Stated exercise —
Reproduce verbatim the lines up to and including the one with "11, 49, 2];", starting from the first.

Supplied data —
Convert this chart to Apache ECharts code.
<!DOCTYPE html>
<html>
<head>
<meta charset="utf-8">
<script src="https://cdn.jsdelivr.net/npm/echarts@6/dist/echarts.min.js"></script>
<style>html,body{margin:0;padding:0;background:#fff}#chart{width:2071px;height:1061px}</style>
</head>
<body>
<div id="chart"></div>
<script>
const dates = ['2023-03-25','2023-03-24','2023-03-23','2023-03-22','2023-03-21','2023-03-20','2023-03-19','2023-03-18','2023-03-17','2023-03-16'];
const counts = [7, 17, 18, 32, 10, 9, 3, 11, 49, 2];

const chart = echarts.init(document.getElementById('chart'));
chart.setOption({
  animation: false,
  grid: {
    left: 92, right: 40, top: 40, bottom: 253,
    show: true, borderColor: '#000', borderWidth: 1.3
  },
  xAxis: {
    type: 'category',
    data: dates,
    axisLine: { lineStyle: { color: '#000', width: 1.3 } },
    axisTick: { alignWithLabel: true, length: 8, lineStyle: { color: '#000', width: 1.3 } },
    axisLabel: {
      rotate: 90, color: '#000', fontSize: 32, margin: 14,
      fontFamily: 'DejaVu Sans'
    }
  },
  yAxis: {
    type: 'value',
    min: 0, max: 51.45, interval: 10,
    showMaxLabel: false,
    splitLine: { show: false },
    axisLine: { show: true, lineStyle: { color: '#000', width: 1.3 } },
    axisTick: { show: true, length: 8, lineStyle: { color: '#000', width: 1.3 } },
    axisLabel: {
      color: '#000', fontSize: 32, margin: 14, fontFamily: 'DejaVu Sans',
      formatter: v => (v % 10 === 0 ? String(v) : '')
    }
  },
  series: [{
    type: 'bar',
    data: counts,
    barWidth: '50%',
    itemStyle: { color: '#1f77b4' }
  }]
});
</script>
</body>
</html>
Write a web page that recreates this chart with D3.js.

Problem solution —
Convert this chart to Apache ECharts code.
<!DOCTYPE html>
<html>
<head>
<meta charset="utf-8">
<script src="https://cdn.jsdelivr.net/npm/echarts@6/dist/echarts.min.js"></script>
<style>html,body{margin:0;padding:0;background:#fff}#chart{width:2071px;height:1061px}</style>
</head>
<body>
<div id="chart"></div>
<script>
const dates = ['2023-03-25','2023-03-24','2023-03-23','2023-03-22','2023-03-21','2023-03-20','2023-03-19','2023-03-18','2023-03-17','2023-03-16'];
const counts = [7, 17, 18, 32, 10, 9, 3, 11, 49, 2];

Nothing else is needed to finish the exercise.